Black Allied Law Students Association celebrates 50th anniversary

As a bright winter moon illuminated the Rosenthal Pavilion on February 2, the Black Allied Law Students Association (BALSA) celebrated the 50th anniversary of its founding with a gala event. BALSA, established at the Law School in 1968, has spread beyond NYU to become a national student-run group, the National Black Law Student Association (NBLSA).

Dean Trevor Morrison announced that the law school will install a plaque commemorating BALSA’s founding outside Golding Lounge, and thanked BALSA’s founders for “their amazing vision.” Recognized at the event were Algernon Johnson “AJ” Cooper, Jr. '69, a former partner at Washington, D.C.’s Ginsburg, Feldman and Bress, and Robert Holmes '69, former executive vice president of Sony Pictures Entertainment’s music group.

Algernon "AJ" Cooper '69
Also recognized were Professor Paulette Caldwell; Lisa Marie Boykin '95, senior vice president of business and legal affairs at Annapurna Pictures in Los Angeles; and community organizer and attorney Chigozie Onyema '11, general counsel and director of development of the Newark Parking Authority.

Paulette Caldwell and Lisa Marie Boykin at the BALSA 50th Anniversary event
Paulette Caldwell (left) and Lisa Marie Boykin '95
With more than 100 members today, NYU’s BALSA sponsors networking, support and enrichment activities and performs service, such as a recent volunteering trip for 1Ls in Ghana during winter recess.

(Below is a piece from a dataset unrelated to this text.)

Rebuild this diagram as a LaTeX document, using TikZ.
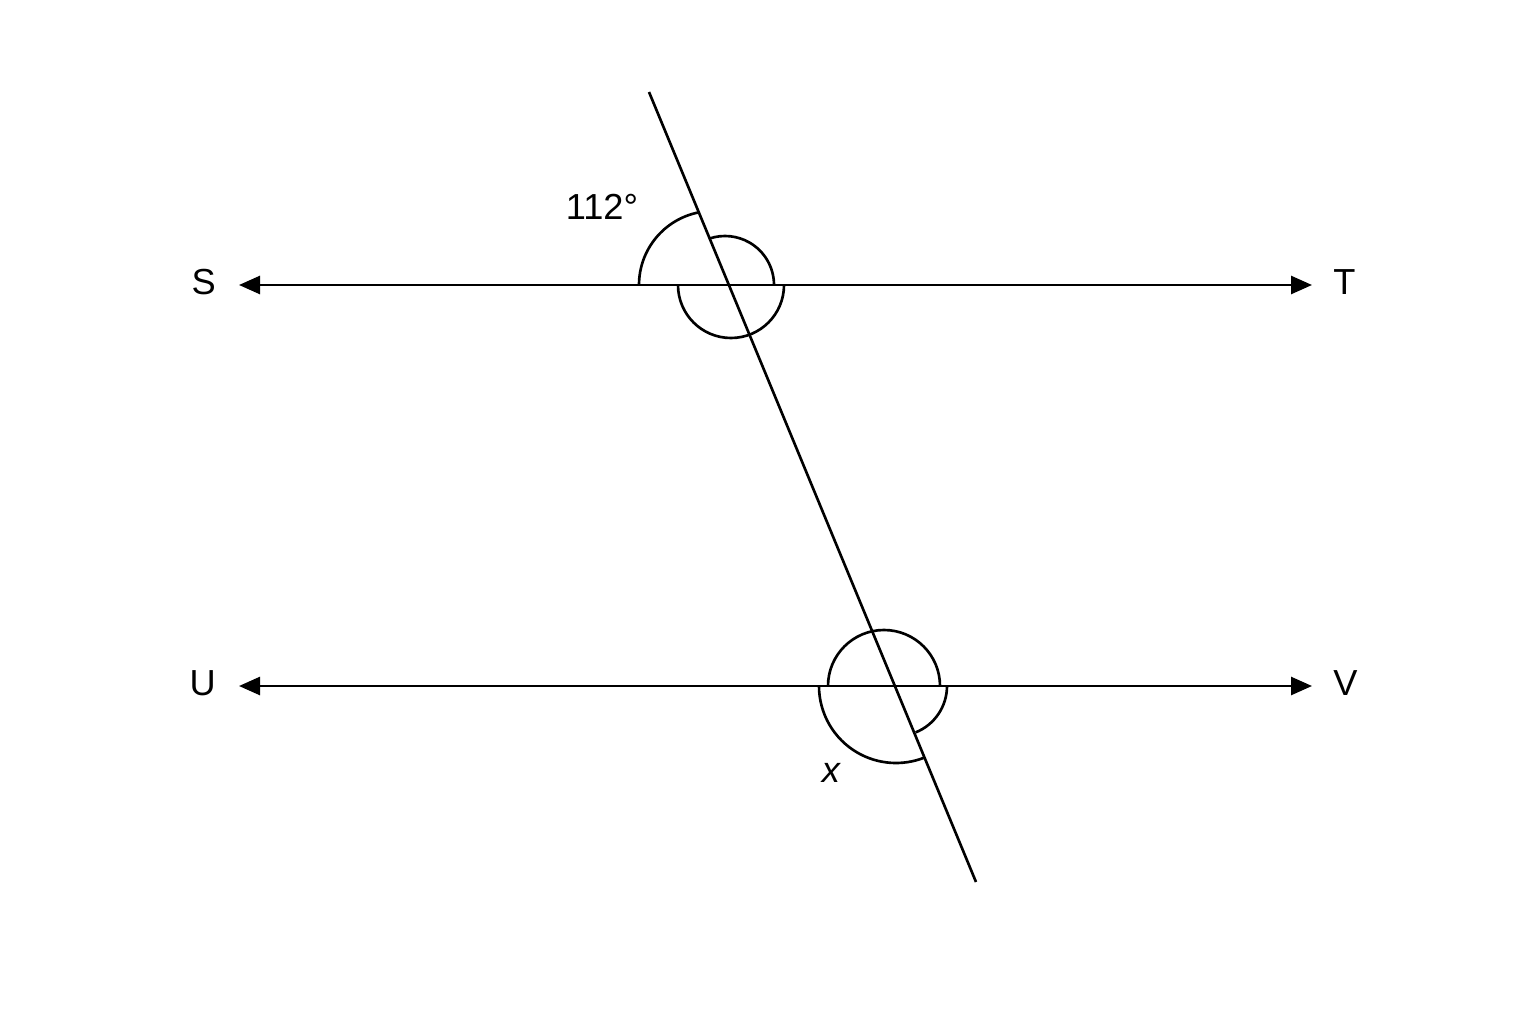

The organization also sends teams to NBLSA’s Frederick Douglass moot court, trial court competition, and international negotiations competitions, and sponsors other community-based activities and efforts aimed at increasing the diversity of law school students, staff and faculty.

In his remarks at the gala, Cooper recalled being one of a handful of black American students at the University of Notre Dame, where he was an undergraduate, and at NYU Law. Determined to increase the numbers, he said, he incorporated BALSA with the aim of creating a “bridge over troubled waters” where black students could support each other. Second and third chapters followed soon after at Columbia University and Howard University, respectively. NBLSA now has more than 200 chapters in the United States and Puerto Rico.

Cooper, whose career included serving as mayor of Prichard, Alabama and as chief of staff and tax counsel to then-congressman Harold Ford Sr., noted that while the nation, the legal profession and the law school have made strides in racial equality over the years, there’s still much to be done.

Chigozie Oyema speaking at the BALSA 50th Anniversary event
Chigozie Onyema '11
“Right now, the most segregated time in America, aside from church on Sunday, is at partnership meetings in major law firms,” he said, referencing Martin Luther King’s comment about segregated worship in the United States in the 1960’s.

Onyema’s remarks met with a standing ovation, as he addressed recent equal rights rollbacks in the US. “As we engage in the important work of the Third Reconstruction, we must use every tool at our disposal,” he said. “Let’s discover our mission and never betray it. Victory is ours if we fight for it.”

Holmes and event cochairs Micah Desaire ’19 and Ellen Gong ’18 presented three high school seniors, Jorge Morales, Erika Castillo, and Jordan Allbrooks, with $3,500 BALSA Legends scholarships, which were funded with support from Holmes.